### Given data
=-=-=
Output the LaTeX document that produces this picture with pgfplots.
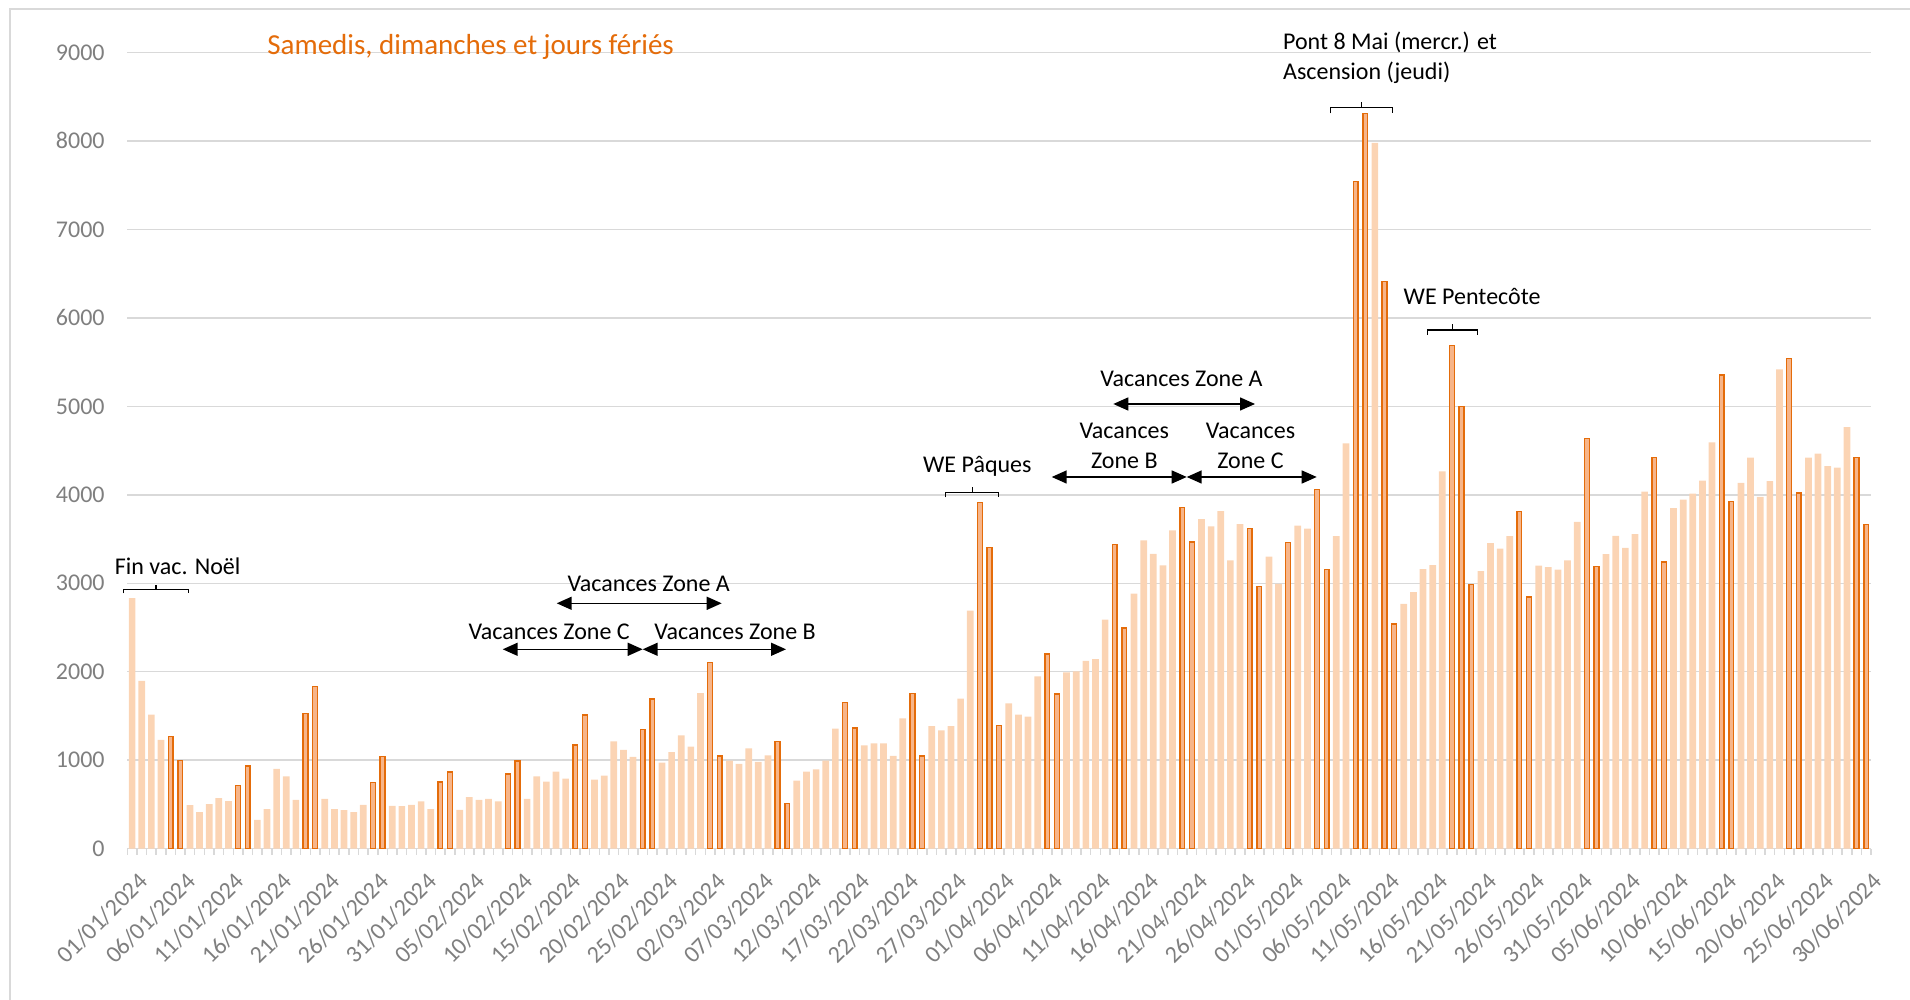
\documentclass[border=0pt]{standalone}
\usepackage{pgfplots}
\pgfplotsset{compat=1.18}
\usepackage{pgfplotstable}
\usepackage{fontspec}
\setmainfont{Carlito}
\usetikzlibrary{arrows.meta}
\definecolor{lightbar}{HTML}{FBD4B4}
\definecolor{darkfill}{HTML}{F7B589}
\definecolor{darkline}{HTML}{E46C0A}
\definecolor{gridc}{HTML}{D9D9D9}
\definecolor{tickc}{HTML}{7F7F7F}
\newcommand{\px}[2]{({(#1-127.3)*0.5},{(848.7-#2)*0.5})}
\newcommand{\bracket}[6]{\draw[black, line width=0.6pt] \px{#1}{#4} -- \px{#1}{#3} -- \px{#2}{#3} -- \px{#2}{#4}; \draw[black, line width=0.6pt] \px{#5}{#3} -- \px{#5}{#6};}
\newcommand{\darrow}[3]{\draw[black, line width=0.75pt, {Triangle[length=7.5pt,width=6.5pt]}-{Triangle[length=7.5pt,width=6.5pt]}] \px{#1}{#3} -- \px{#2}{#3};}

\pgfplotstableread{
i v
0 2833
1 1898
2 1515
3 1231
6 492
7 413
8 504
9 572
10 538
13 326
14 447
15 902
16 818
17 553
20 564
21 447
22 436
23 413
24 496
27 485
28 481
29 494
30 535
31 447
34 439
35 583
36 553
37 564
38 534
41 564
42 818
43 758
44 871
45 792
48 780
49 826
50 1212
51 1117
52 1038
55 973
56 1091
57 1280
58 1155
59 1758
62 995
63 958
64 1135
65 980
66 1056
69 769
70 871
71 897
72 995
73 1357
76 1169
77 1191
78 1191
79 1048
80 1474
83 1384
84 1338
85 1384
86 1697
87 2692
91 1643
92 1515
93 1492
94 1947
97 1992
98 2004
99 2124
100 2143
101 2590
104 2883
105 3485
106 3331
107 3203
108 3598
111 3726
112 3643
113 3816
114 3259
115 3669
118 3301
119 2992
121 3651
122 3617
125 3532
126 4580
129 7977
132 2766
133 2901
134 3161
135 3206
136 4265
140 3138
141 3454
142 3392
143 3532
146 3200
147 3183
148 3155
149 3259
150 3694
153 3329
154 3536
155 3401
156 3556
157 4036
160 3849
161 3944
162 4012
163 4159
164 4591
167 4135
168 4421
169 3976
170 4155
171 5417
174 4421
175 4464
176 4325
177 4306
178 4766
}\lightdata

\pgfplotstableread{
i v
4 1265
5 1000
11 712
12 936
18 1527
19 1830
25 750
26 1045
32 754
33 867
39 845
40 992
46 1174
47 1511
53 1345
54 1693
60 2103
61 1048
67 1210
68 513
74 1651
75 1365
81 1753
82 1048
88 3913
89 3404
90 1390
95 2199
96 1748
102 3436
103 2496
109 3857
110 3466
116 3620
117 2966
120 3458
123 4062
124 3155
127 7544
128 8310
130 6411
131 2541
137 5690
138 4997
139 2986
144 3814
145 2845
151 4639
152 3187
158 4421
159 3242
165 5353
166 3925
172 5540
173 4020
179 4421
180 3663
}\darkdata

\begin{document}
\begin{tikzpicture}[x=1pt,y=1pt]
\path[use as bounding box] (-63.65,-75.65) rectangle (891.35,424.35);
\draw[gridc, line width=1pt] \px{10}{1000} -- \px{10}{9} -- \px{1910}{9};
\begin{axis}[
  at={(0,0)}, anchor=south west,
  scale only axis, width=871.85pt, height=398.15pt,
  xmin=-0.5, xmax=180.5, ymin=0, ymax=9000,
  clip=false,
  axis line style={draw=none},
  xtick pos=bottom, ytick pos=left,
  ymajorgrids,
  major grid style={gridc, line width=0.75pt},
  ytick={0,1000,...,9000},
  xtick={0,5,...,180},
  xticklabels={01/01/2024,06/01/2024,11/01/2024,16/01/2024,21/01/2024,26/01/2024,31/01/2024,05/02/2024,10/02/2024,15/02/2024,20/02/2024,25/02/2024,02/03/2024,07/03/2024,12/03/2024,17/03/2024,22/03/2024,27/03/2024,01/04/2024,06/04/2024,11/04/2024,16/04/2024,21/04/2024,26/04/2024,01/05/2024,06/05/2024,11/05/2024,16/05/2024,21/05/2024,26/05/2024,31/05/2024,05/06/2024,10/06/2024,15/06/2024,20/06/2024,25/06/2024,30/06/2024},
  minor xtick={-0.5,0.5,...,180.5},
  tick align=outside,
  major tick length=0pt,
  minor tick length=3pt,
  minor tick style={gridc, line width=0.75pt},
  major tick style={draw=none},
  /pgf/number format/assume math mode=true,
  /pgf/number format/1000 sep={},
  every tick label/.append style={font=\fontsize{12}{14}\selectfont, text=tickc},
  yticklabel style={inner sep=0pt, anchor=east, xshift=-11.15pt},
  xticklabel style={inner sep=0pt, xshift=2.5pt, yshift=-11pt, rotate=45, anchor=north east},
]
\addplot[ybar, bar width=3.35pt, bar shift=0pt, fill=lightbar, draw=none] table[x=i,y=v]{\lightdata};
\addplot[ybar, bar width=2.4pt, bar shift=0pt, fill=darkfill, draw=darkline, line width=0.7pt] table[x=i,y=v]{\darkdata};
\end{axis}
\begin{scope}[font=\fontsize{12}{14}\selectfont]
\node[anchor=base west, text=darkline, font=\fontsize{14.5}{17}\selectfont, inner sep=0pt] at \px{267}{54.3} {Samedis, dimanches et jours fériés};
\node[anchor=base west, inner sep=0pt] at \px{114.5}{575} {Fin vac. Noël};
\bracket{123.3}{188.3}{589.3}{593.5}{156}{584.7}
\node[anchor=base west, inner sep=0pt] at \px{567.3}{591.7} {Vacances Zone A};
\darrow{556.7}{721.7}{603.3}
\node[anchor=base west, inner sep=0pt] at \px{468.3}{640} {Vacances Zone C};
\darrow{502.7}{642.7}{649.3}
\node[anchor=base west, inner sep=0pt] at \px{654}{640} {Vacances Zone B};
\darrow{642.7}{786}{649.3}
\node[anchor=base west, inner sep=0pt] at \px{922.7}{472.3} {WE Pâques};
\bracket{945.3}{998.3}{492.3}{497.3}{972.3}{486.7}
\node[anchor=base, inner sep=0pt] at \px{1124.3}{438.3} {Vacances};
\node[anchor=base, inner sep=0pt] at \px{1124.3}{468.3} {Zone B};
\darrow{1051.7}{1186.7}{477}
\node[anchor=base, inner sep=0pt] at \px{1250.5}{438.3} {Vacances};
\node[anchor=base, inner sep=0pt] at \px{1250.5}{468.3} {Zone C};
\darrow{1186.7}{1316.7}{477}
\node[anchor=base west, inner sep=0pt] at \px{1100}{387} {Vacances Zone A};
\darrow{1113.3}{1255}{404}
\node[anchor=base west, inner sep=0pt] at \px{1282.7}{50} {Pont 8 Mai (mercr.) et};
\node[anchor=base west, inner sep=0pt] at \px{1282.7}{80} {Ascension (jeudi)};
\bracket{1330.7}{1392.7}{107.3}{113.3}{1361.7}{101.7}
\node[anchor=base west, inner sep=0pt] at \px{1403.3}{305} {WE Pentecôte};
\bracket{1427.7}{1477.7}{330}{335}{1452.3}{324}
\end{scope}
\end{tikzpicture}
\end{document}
=-=-=
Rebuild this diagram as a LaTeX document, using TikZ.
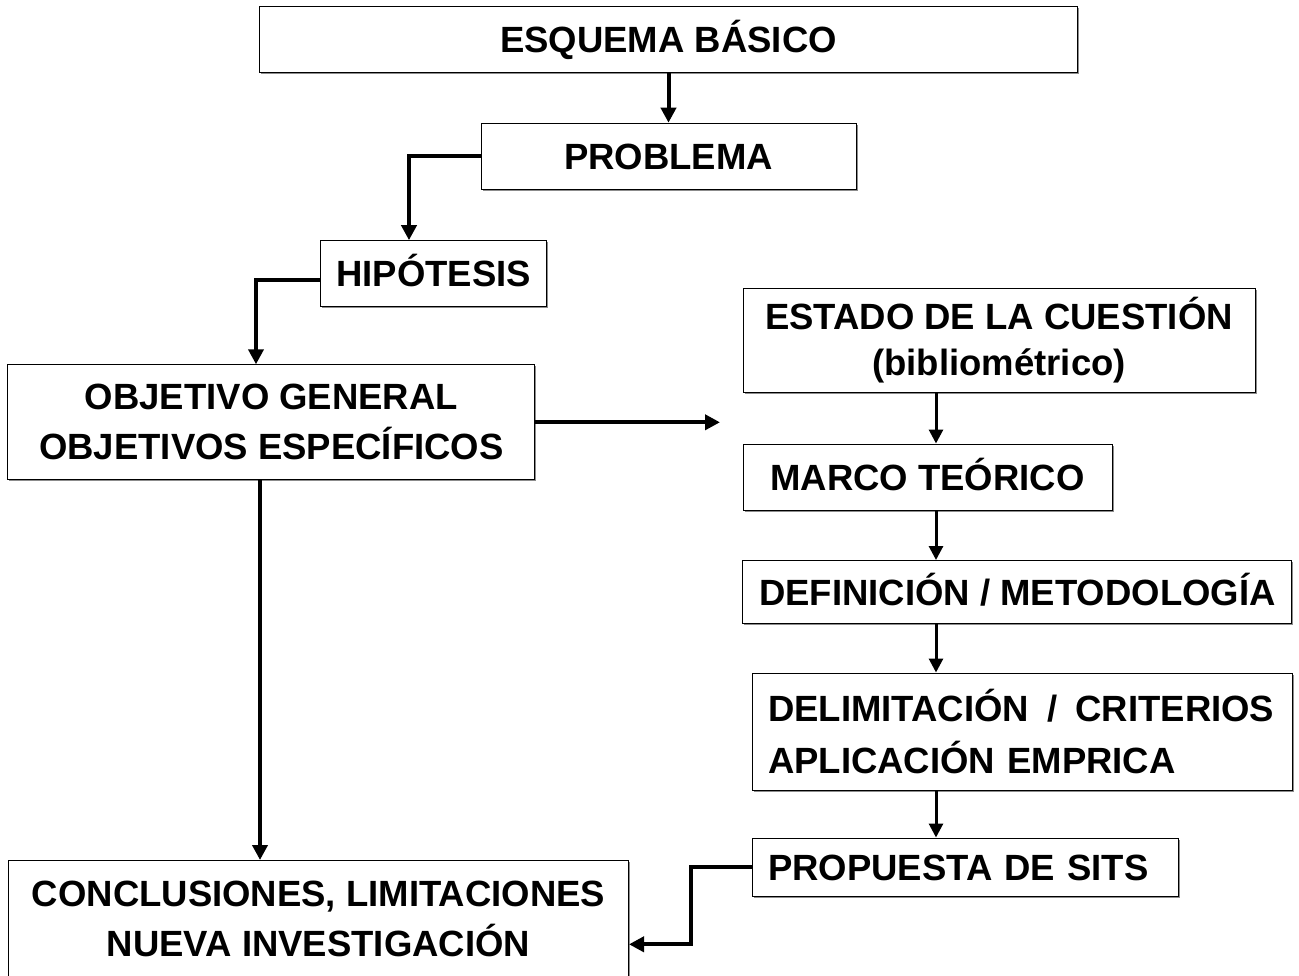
=-=-=
### Exercise requirements
Go through the records and gather the lines that hold "this".

### Complete output
Output the LaTeX document that produces this picture with pgfplots.
Rebuild this diagram as a LaTeX document, using TikZ.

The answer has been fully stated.